Wir besteigen in Lüneburg den Zug nach Lübeck. Nach etwa 20 Minuten Bahnfahrt gelangen wir bei Hohnstorf an die Elbe. Noch bevor der Ort erreicht ist, merken wir am Schnaufen der Lokomotive, daß es bergan geht. Ein mächtiger Bahndamm ist hier aufgeschüttet.
Er muß uns auf die Höhe der neuerbauten Brücke bringen, die hier den breiten Strom überspannt. Jetzt donnert der Zug über sie hinweg. Vom jenseitigen Ufer grüßen die roten Backsteinbauten der Stadt Lauenburg. Unter uns durchpflügt gerade ein Schlepper mit seinen Schaufelrädern die Fluten. Neun Lastkähne hat er zu ziehen. Am Strande von Hohnstorf herrscht ein reges Badeleben. Ein herrliches Bild bietet sich uns von hier oben.

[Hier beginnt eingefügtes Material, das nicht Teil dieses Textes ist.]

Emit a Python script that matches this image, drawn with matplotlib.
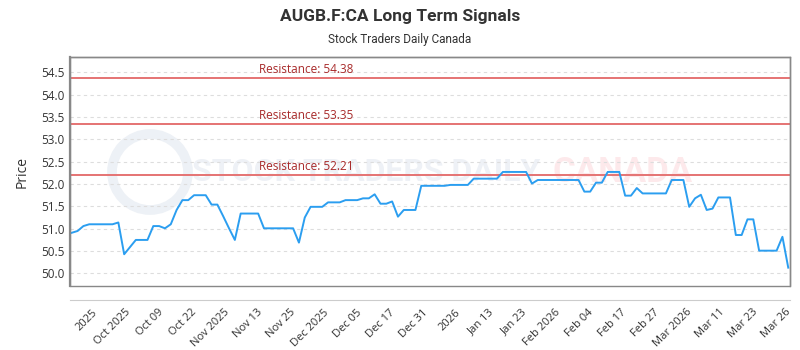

Kurze Zeit später sitzen wir in dem engen Stübchen eines alten Fischers. Er soll uns etwas über die erste Brücke erzählen; denn die heutige kann noch nicht sehr alt sein. Das sieht man sofort.
Der Fischer stopft sich umständlich seine Pfeife und fängt an:
„Als ich noch ein ganz kleiner Junge war, gab es hier überhaupt noch keine Brücke über die Elbe. Damals wurde gerade die Eisenbahnstrecke Lüneburg—Lübeck gebaut. Aber hier in Hohnstorf hörten die Schienen auf, und erst drüben in Lauenburg gingen sie weiter. So blieb also nichts anderes übrig, als die Eisenbahnwagen mit einer Fähre hinüberzubefördern. An Drahtseilen ließ man die Wagen langsam auf das Fährschiff hinabrollen. Einmal, mein Vater hat diese Geschichte oft erzählt, hat der Mann an der Winde nicht aufgepaßt, und zwei der Güterwagen stürzten in den Elbstrom. Alles Geschrei des Fährmanns nützte nichts mehr, und nur mit Mühe konnte ein großer Kran aus Hamburg sie wieder aus dem Wasser holen. Menschen sind zum Glück nie zu Schaden gekommen. Die Reisenden mußten während des Übersetzens die Wagen auch immer verlassen.
Die erste Brücke wurde 1878 fertig. Die Eisenbahnfähre brauchte man nun nicht mehr. Sie hatte 14 Jahre lang ihren Dienst zwischen Hohnstorf und Lauenburg versehen.
Als der erste Zug über die Brücke fuhr, war ich noch ein Schuljunge. 70 Jahre hindurch rollten nun Tag für Tag die Züge vom heutigen Niedersachsen nach Schleswig-Holstein hinüber, bis zum 19. April 1945. Diesen Tag wird wohl kein Hohnstorfer wieder vergessen. Es war abends gegen 19 Uhr. Da erschütterte plötzlich eine gewaltige Sprengung die Luft. Verbogene Eisenteile und große Gesteinsbrocken schlugen klatschend auf das Wasser und versanken in der Elbe. Als die Menschen erschreckt aus ihren Häusern stürzten, sahen sie nur noch die aus dem Wasser ragenden Stümpfe der Brückenpfeiler, die so lange die schlanken Bogen der Brücke getragen hatten.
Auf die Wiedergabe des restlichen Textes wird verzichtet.